Mi madre lo contaba de vez en cuando. Mis padres estaban recién casados (nueve o diez meses) y yo recién nacido. Vivíamos del sueldo de mi padre, joven profesor en la Facultad de Biológicas de la Universidad de Sevilla. Cobraba 9.000 pesetas al mes. Habíamos venido —yo sin enterarme de nada, naturalmente— a una comida familiar al Puerto de Santa María y un tío de mi padre contó que le gustaba ir a jugar al casino a Portugal. En España estaban felizmente prohibidos. Mi padre advirtió a su tío de que gastase cuidado porque el juego ha arruinado a muchos tontamente (véase Dostoievski). El aludido dijo que no había problema. Que él metía en un sobre 50.000 pesetas y que, en cuanto se le acababan, se volvía al Puerto tan pancho. A mí madre, que no era su sobrina ni del Puerto ni entendía todavía del todo a su familia política, le dio un vahído, acostumbrada a vivir con eso más de cinco meses.
Supongo que le llevaría su tiempo racionalizarlo, pero cuando yo ya fui mayor ella contaba la anécdota con mucha gracia como ejemplo de la relatividad de los gastos y de que no se puede juzgar la economía de otra familia, etc. De ahí pasaba, a lo Bernard de Mandeville, a explicar que los gastos suntuarios mantienen a muchos honrados trabajadores y a los comerciantes y todo eso. Lo bueno es que nos convenció para siempre. Yo veo los gastos de los demás que no me puedo permitir como una bendición. Para la economía y vámonos que nos vamos. Y también, de hecho, muchas veces hasta me alegro de no tener el dinero de otros porque me daría rabia gastármelo en esas tonterías.

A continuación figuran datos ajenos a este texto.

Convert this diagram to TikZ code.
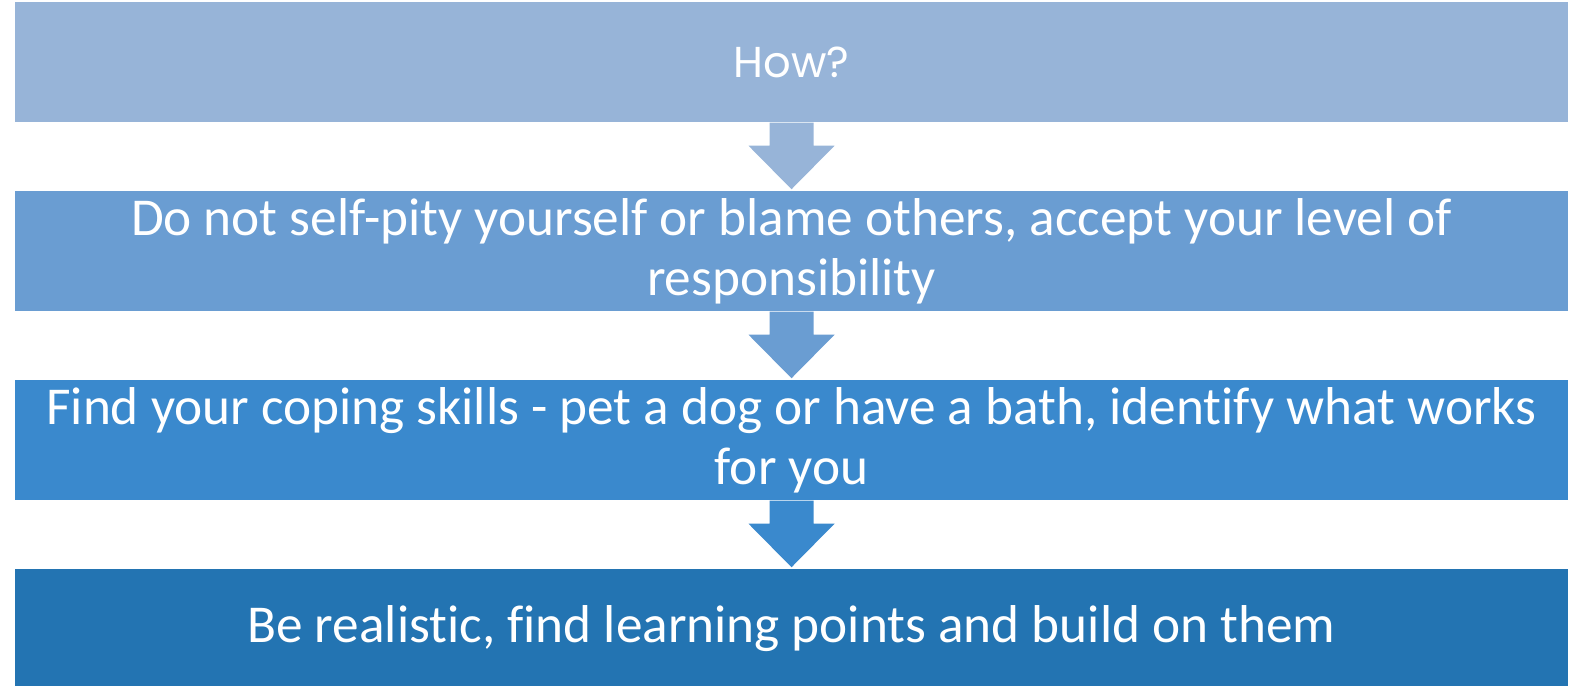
\documentclass[tikz,border=0pt]{standalone}
\usepackage{fontspec}
\setmainfont{Carlito}[Ligatures=NoCommon]
\newfontfamily\howfont{Poppins}
\usetikzlibrary{calc}

\definecolor{stepA}{RGB}{151,180,216}
\definecolor{stepB}{RGB}{106,157,210}
\definecolor{stepC}{RGB}{58,137,205}
\definecolor{stepD}{RGB}{35,116,178}

\tikzset{
  stepbox/.style={rectangle,minimum width=15.53cm,minimum height=1.2cm,
    inner sep=0pt,text=white,align=center,
    font=\fontsize{15.15}{17}\selectfont},
}

\begin{document}
\begin{tikzpicture}[x=0.01cm,y=-0.01cm]
      \useasboundingbox (0,0) rectangle (1577,686);

      \begin{scope}[every node/.style={stepbox}]
        \node[fill=stepA] (how)  at (791.5,62)  {\howfont\fontsize{12.3}{14}\selectfont How?};
        \node[fill=stepB] (pity) at (791.5,251) {Do not self-pity yourself or blame others, accept your level of\\responsibility};
        \node[fill=stepC] (cope) at (791.5,440) {Find your coping skills - pet a dog or have a bath, identify what works\\for you};
        \node[fill=stepD] (real) at (791.5,629) {Be realistic, find learning points and build on them};
      \end{scope}

      % block arrows between the steps
      \foreach \a/\b/\c in {how/pity/stepA, pity/cope/stepB, cope/real/stepC}
        \fill[\c] ($(\a.south)+(-22,0)$) -- ($(\a.south)+(22,0)$)
          -- ($(\a.south)+(22,23)$) -- ($(\a.south)+(43,23)$)
          -- ($(\b.north)+(0,-1)$)
          -- ($(\a.south)+(-43,23)$) -- ($(\a.south)+(-22,23)$) -- cycle;

\end{tikzpicture}
\end{document}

En cambio, ay, llevo fatal que la gente pierda el tiempo, ese oro, con la falta que me hace a mí. Ahí sí me noto cierto resentimiento y rencorcillo cuasi marxistoide. Se me llevan los demonios cuando veo a la gente echando la tarde hablando de los asuntos de la prensa del corazón o de los asuntos del corazón de conocidos y saludados o repitiendo durante toda la cena lo que por la mañana dijeron en la radio Carlos Herrera o Jiménez Losantos o quejándose del aburrimiento o del calor o del frío o de cualquier cosa. ¡Si yo pudiera cambiarles ese tiempo que les sobra a cambio de la diversión que no me falta!
Pero que te lleven los demonios está fatal, porque con ésos no se puede ir ni ser llevado ni a cobrar una herencia ni de mi tío el de los casinos portugueses. Ahora tengo que aprender la lección de mi madre, pero con el tiempo. Saber que los criterios de su gasto son distintos según las circunstancias y que también está bien que haya gente que no tenga dentro del pecho esta ácida ansiedad por exprimirle a cada minuto su gota de eternidad («Todo lo que no sea ganarse la eternidad es perder el tiempo», dijo Javier Almuzara y se me quedó grabado) o su décima de verdad o su gramo de belleza en un buen libro o en una buena página, aunque sea mía.
La amistad, el cariño, las lentas conversaciones mientras el sol se pone perezosamente… exigen que seamos pródigos de tiempo. Yo, de mis familiares, amigos, conocidos y saludados que no tienen prisa, aún puedo recoger una limosna de sabiduría. La de aprender que no hace falta vivir siempre en un sprint permanente. Que hay una dulzura en dejarse vivir. Un cariño que sólo se demuestra en el tiempo regalado. Que la mejor caricia es la lentitud y la atención morosa.
Amigos veraneantes que creéis que no hacéis nada, que no os engañe vuestra indolencia. Practicáis la docencia conmigo, la ejemplaridad. Viéndoos y tragándome mi ansiedad, aprendo. No diré todavía que disfruto, pero todo se andará poco a poco.